LONDON — The European Union signed off Monday on a new agreement over the privacy of people’s personal information that gets pinged across the Atlantic, aiming to ease European concerns about electronic spying by American intelligence agencies.
The EU-U.S. Data Privacy Framework has an adequate level of protection for personal data, the EU’s executive commission said. That means it’s comparable to the 27-nation’s own stringent data protection standards, so companies can use it to move information from Europe to the United States without adding extra security.
U.S. President Joe Biden signed an executive order in October to implement the deal after reaching a preliminary agreement with European Commission President Ursula von der Leyen.
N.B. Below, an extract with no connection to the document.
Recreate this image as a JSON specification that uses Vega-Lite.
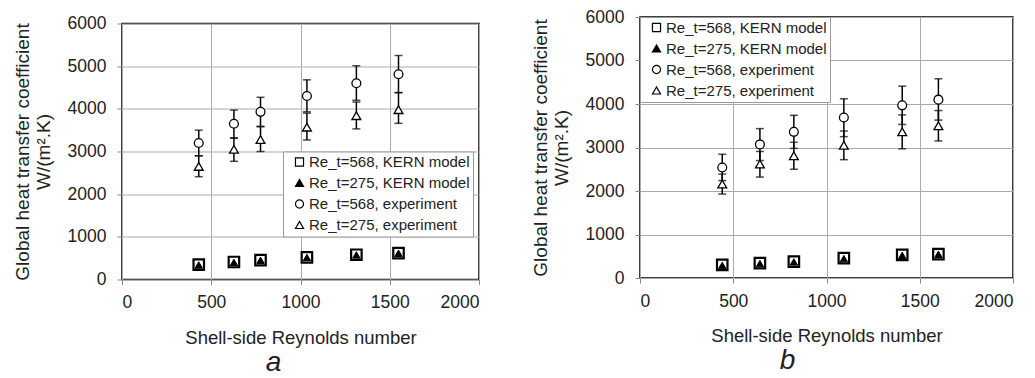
{
  "$schema": "https://vega.github.io/schema/vega-lite/v6.json",
  "padding": {"left": 12, "top": 7, "right": 0, "bottom": 0},
  "background": "white",
  "config": {
    "font": "Liberation Sans",
    "view": {"stroke": null},
    "axis": {
      "labelFont": "Liberation Sans", "labelFontSize": 17.5, "labelColor": "#222",
      "titleFont": "Liberation Sans", "titleFontSize": 18.5, "titleFontWeight": "normal", "titleColor": "#222",
      "gridColor": "#aaaaaa", "gridWidth": 1, "tickColor": "#888", "tickSize": 5, "domain": false, "format": "d"
    },
    "axisX": {"labelPadding": 9, "titlePadding": 17},
    "axisY": {"labelPadding": 11, "titlePadding": 14, "titleFontSize": 19},
    "legend": {
      "labelFont": "Liberation Sans", "labelFontSize": 15, "labelColor": "#222", "labelLimit": 400,
      "strokeColor": "#999", "fillColor": "white", "padding": 3, "rowPadding": 5,
      "symbolSize": 65, "symbolStrokeWidth": 1.2, "labelOffset": 2, "symbolOffset": 6
    },
    "title": {"font": "Liberation Sans", "fontSize": 28, "fontStyle": "italic", "fontWeight": "normal", "color": "#222"}
  },
  "datasets": {
    "pts": [
      {"panel": "a", "series": "Re_t=568, KERN model", "Re": 430, "U": 350},
      {"panel": "a", "series": "Re_t=568, KERN model", "Re": 627, "U": 410},
      {"panel": "a", "series": "Re_t=568, KERN model", "Re": 776, "U": 455},
      {"panel": "a", "series": "Re_t=568, KERN model", "Re": 1036, "U": 520},
      {"panel": "a", "series": "Re_t=568, KERN model", "Re": 1313, "U": 580},
      {"panel": "a", "series": "Re_t=568, KERN model", "Re": 1549, "U": 620},
      {"panel": "a", "series": "Re_t=275, KERN model", "Re": 430, "U": 340},
      {"panel": "a", "series": "Re_t=275, KERN model", "Re": 627, "U": 400},
      {"panel": "a", "series": "Re_t=275, KERN model", "Re": 776, "U": 450},
      {"panel": "a", "series": "Re_t=275, KERN model", "Re": 1036, "U": 515},
      {"panel": "a", "series": "Re_t=275, KERN model", "Re": 1313, "U": 575},
      {"panel": "a", "series": "Re_t=275, KERN model", "Re": 1549, "U": 615},
      {"panel": "a", "series": "Re_t=568, experiment", "Re": 430, "U": 3200, "lo": 2900, "hi": 3500},
      {"panel": "a", "series": "Re_t=568, experiment", "Re": 627, "U": 3650, "lo": 3310, "hi": 3970},
      {"panel": "a", "series": "Re_t=568, experiment", "Re": 776, "U": 3930, "lo": 3590, "hi": 4270},
      {"panel": "a", "series": "Re_t=568, experiment", "Re": 1036, "U": 4300, "lo": 3930, "hi": 4680},
      {"panel": "a", "series": "Re_t=568, experiment", "Re": 1313, "U": 4600, "lo": 4200, "hi": 5010},
      {"panel": "a", "series": "Re_t=568, experiment", "Re": 1549, "U": 4810, "lo": 4380, "hi": 5250},
      {"panel": "a", "series": "Re_t=275, experiment", "Re": 430, "U": 2650, "lo": 2410, "hi": 2900},
      {"panel": "a", "series": "Re_t=275, experiment", "Re": 627, "U": 3050, "lo": 2770, "hi": 3320},
      {"panel": "a", "series": "Re_t=275, experiment", "Re": 776, "U": 3280, "lo": 3000, "hi": 3580},
      {"panel": "a", "series": "Re_t=275, experiment", "Re": 1036, "U": 3570, "lo": 3270, "hi": 3900},
      {"panel": "a", "series": "Re_t=275, experiment", "Re": 1313, "U": 3840, "lo": 3530, "hi": 4160},
      {"panel": "a", "series": "Re_t=275, experiment", "Re": 1549, "U": 3980, "lo": 3660, "hi": 4380},
      {"panel": "b", "series": "Re_t=568, KERN model", "Re": 441, "U": 300},
      {"panel": "b", "series": "Re_t=568, KERN model", "Re": 643, "U": 340},
      {"panel": "b", "series": "Re_t=568, KERN model", "Re": 825, "U": 375},
      {"panel": "b", "series": "Re_t=568, KERN model", "Re": 1093, "U": 455},
      {"panel": "b", "series": "Re_t=568, KERN model", "Re": 1406, "U": 530},
      {"panel": "b", "series": "Re_t=568, KERN model", "Re": 1600, "U": 550},
      {"panel": "b", "series": "Re_t=275, KERN model", "Re": 441, "U": 290},
      {"panel": "b", "series": "Re_t=275, KERN model", "Re": 643, "U": 330},
      {"panel": "b", "series": "Re_t=275, KERN model", "Re": 825, "U": 370},
      {"panel": "b", "series": "Re_t=275, KERN model", "Re": 1093, "U": 445},
      {"panel": "b", "series": "Re_t=275, KERN model", "Re": 1406, "U": 520},
      {"panel": "b", "series": "Re_t=275, KERN model", "Re": 1600, "U": 545},
      {"panel": "b", "series": "Re_t=568, experiment", "Re": 441, "U": 2540, "lo": 2240, "hi": 2845},
      {"panel": "b", "series": "Re_t=568, experiment", "Re": 643, "U": 3070, "lo": 2700, "hi": 3434},
      {"panel": "b", "series": "Re_t=568, experiment", "Re": 825, "U": 3360, "lo": 2980, "hi": 3740},
      {"panel": "b", "series": "Re_t=568, experiment", "Re": 1093, "U": 3690, "lo": 3250, "hi": 4120},
      {"panel": "b", "series": "Re_t=568, experiment", "Re": 1406, "U": 3970, "lo": 3530, "hi": 4410},
      {"panel": "b", "series": "Re_t=568, experiment", "Re": 1600, "U": 4100, "lo": 3630, "hi": 4580},
      {"panel": "b", "series": "Re_t=275, experiment", "Re": 441, "U": 2160, "lo": 1930, "hi": 2390},
      {"panel": "b", "series": "Re_t=275, experiment", "Re": 643, "U": 2620, "lo": 2320, "hi": 2910},
      {"panel": "b", "series": "Re_t=275, experiment", "Re": 825, "U": 2810, "lo": 2500, "hi": 3120},
      {"panel": "b", "series": "Re_t=275, experiment", "Re": 1093, "U": 3050, "lo": 2720, "hi": 3380},
      {"panel": "b", "series": "Re_t=275, experiment", "Re": 1406, "U": 3360, "lo": 2970, "hi": 3750},
      {"panel": "b", "series": "Re_t=275, experiment", "Re": 1600, "U": 3500, "lo": 3150, "hi": 3850}
    ]
  },
  "spacing": 49,
  "resolve": {
    "scale": {"x": "independent", "y": "independent", "shape": "independent", "fill": "independent", "stroke": "independent"},
    "legend": {"shape": "independent", "fill": "independent", "stroke": "independent"}
  },
  "hconcat": [
    {
      "spacing": -4.5,
      "resolve": {
        "scale": {"x": "independent", "y": "independent", "shape": "independent", "fill": "independent", "stroke": "independent"},
        "legend": {"shape": "independent", "fill": "independent", "stroke": "independent"}
      },
      "vconcat": [
        {
          "width": 1, "height": 1,
          "data": {"values": []},
          "mark": {"type": "text", "text": ""},
          "encoding": {}
        },
        {
          "width": 357, "height": 256,
          "view": {"stroke": "black", "strokeWidth": 1.5},
          "title": {"text": "a", "orient": "bottom", "dx": -27, "offset": 2},
          "data": {"name": "pts"},
          "transform": [{"filter": "datum.panel == 'a'"}],
          "encoding": {
            "x": {"field": "Re", "type": "quantitative", "scale": {"domain": [0, 2000], "nice": false}, "axis": {"values": [0, 500, 1000, 1500, 2000]}, "title": "Shell-side Reynolds number"},
            "shape": {"field": "series", "type": "nominal", "title": null,
              "scale": {"domain": ["Re_t=568, KERN model", "Re_t=275, KERN model", "Re_t=568, experiment", "Re_t=275, experiment"], "range": ["square", "triangle-up", "circle", "triangle-up"]},
              "legend": {"orient": "none", "legendX": 161, "legendY": 128}},
            "fill": {"field": "series", "type": "nominal", "title": null,
              "scale": {"domain": ["Re_t=568, KERN model", "Re_t=275, KERN model", "Re_t=568, experiment", "Re_t=275, experiment"], "range": ["white", "black", "white", "white"]},
              "legend": {"orient": "none", "legendX": 161, "legendY": 128}},
            "stroke": {"field": "series", "type": "nominal", "title": null,
              "scale": {"domain": ["Re_t=568, KERN model", "Re_t=275, KERN model", "Re_t=568, experiment", "Re_t=275, experiment"], "range": ["black", "black", "black", "black"]},
              "legend": {"orient": "none", "legendX": 161, "legendY": 128}}
          },
          "layer": [
            {
              "transform": [{"filter": "datum.lo != null"}],
              "mark": {"type": "rule", "color": "black", "strokeWidth": 1.5},
              "encoding": {
                "shape": null, "fill": null, "stroke": null,
                "y": {"field": "lo", "type": "quantitative", "scale": {"domain": [0, 6000], "nice": false}, "axis": {"values": [0, 1000, 2000, 3000, 4000, 5000, 6000]}, "title": ["Global heat transfer coefficient", "W/(m².K)"]},
                "y2": {"field": "hi"}
              }
            },
            {
              "transform": [{"filter": "datum.lo != null"}],
              "mark": {"type": "tick", "orient": "horizontal", "color": "black", "size": 8, "thickness": 1.5},
              "encoding": {
                "shape": null, "fill": null, "stroke": null,
                "y": {"field": "lo", "type": "quantitative", "title": ["Global heat transfer coefficient", "W/(m².K)"]}
              }
            },
            {
              "transform": [{"filter": "datum.lo != null"}],
              "mark": {"type": "tick", "orient": "horizontal", "color": "black", "size": 8, "thickness": 1.5},
              "encoding": {
                "shape": null, "fill": null, "stroke": null,
                "y": {"field": "hi", "type": "quantitative", "title": ["Global heat transfer coefficient", "W/(m².K)"]}
              }
            },
            {
              "transform": [{"filter": "datum.series == 'Re_t=568, KERN model'"}],
              "mark": {"type": "point", "filled": true, "opacity": 1, "size": 110, "strokeWidth": 2.2},
              "encoding": {"y": {"field": "U", "type": "quantitative", "title": ["Global heat transfer coefficient", "W/(m².K)"]}}
            },
            {
              "transform": [{"filter": "datum.series == 'Re_t=275, KERN model'"}],
              "mark": {"type": "point", "filled": true, "opacity": 1, "size": 55, "strokeWidth": 1},
              "encoding": {"y": {"field": "U", "type": "quantitative", "title": ["Global heat transfer coefficient", "W/(m².K)"]}}
            },
            {
              "transform": [{"filter": "datum.lo != null"}],
              "mark": {"type": "point", "filled": true, "opacity": 1, "size": 78, "strokeWidth": 1.3},
              "encoding": {"y": {"field": "U", "type": "quantitative", "title": ["Global heat transfer coefficient", "W/(m².K)"]}}
            }
          ]
        }
      ]
    },
    {
      "width": 373, "height": 261,
      "view": {"stroke": "black", "strokeWidth": 1.5},
      "title": {"text": "b", "orient": "bottom", "dx": -39, "offset": 2},
      "data": {"name": "pts"},
      "transform": [{"filter": "datum.panel == 'b'"}],
      "encoding": {
        "x": {"field": "Re", "type": "quantitative", "scale": {"domain": [0, 2000], "nice": false}, "axis": {"values": [0, 500, 1000, 1500, 2000]}, "title": "Shell-side Reynolds number"},
        "shape": {"field": "series", "type": "nominal", "title": null,
          "scale": {"domain": ["Re_t=568, KERN model", "Re_t=275, KERN model", "Re_t=568, experiment", "Re_t=275, experiment"], "range": ["square", "triangle-up", "circle", "triangle-up"]},
          "legend": {"orient": "top-left", "offset": 0}},
        "fill": {"field": "series", "type": "nominal", "title": null,
          "scale": {"domain": ["Re_t=568, KERN model", "Re_t=275, KERN model", "Re_t=568, experiment", "Re_t=275, experiment"], "range": ["white", "black", "white", "white"]},
          "legend": {"orient": "top-left", "offset": 0}},
        "stroke": {"field": "series", "type": "nominal", "title": null,
          "scale": {"domain": ["Re_t=568, KERN model", "Re_t=275, KERN model", "Re_t=568, experiment", "Re_t=275, experiment"], "range": ["black", "black", "black", "black"]},
          "legend": {"orient": "top-left", "offset": 0}}
      },
      "layer": [
        {
          "transform": [{"filter": "datum.lo != null"}],
          "mark": {"type": "rule", "color": "black", "strokeWidth": 1.5},
          "encoding": {
            "shape": null, "fill": null, "stroke": null,
            "y": {"field": "lo", "type": "quantitative", "scale": {"domain": [0, 6000], "nice": false}, "axis": {"values": [0, 1000, 2000, 3000, 4000, 5000, 6000]}, "title": ["Global heat transfer coefficient", "W/(m².K)"]},
            "y2": {"field": "hi"}
          }
        },
        {
          "transform": [{"filter": "datum.lo != null"}],
          "mark": {"type": "tick", "orient": "horizontal", "color": "black", "size": 8, "thickness": 1.5},
          "encoding": {
            "shape": null, "fill": null, "stroke": null,
            "y": {"field": "lo", "type": "quantitative", "title": ["Global heat transfer coefficient", "W/(m².K)"]}
          }
        },
        {
          "transform": [{"filter": "datum.lo != null"}],
          "mark": {"type": "tick", "orient": "horizontal", "color": "black", "size": 8, "thickness": 1.5},
          "encoding": {
            "shape": null, "fill": null, "stroke": null,
            "y": {"field": "hi", "type": "quantitative", "title": ["Global heat transfer coefficient", "W/(m².K)"]}
          }
        },
        {
          "transform": [{"filter": "datum.series == 'Re_t=568, KERN model'"}],
          "mark": {"type": "point", "filled": true, "opacity": 1, "size": 110, "strokeWidth": 2.2},
          "encoding": {"y": {"field": "U", "type": "quantitative", "title": ["Global heat transfer coefficient", "W/(m².K)"]}}
        },
        {
          "transform": [{"filter": "datum.series == 'Re_t=275, KERN model'"}],
          "mark": {"type": "point", "filled": true, "opacity": 1, "size": 55, "strokeWidth": 1},
          "encoding": {"y": {"field": "U", "type": "quantitative", "title": ["Global heat transfer coefficient", "W/(m².K)"]}}
        },
        {
          "transform": [{"filter": "datum.lo != null"}],
          "mark": {"type": "point", "filled": true, "opacity": 1, "size": 78, "strokeWidth": 1.3},
          "encoding": {"y": {"field": "U", "type": "quantitative", "title": ["Global heat transfer coefficient", "W/(m².K)"]}}
        }
      ]
    }
  ]
}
Washington and Brussels made an effort to resolve their yearslong battle over the safety of EU citizens’ data that tech companies store in the U.S. after two earlier data transfer agreements were thrown out.
“Personal data can now flow freely and safely from the European Economic Area to the United States without any further conditions or authorizations,” EU Justice Commissioner Didier Reynders said at a press briefing in Brussels.
Washington and Brussels long have clashed over differences between the EU’s stringent data privacy rules and the comparatively lax regime in the U.S., which lacks a federal privacy law. That created uncertainty for tech giants including Google and Facebook parent Meta, raising the prospect that U.S. tech firms might need to keep European data that is used for targeted ads out of the United States.
The European privacy campaigner who triggered legal challenges over the practice, however, dismissed the latest deal. Max Schrems said the new agreement failed to resolve core issues and vowed to challenge it to the EU’s top court.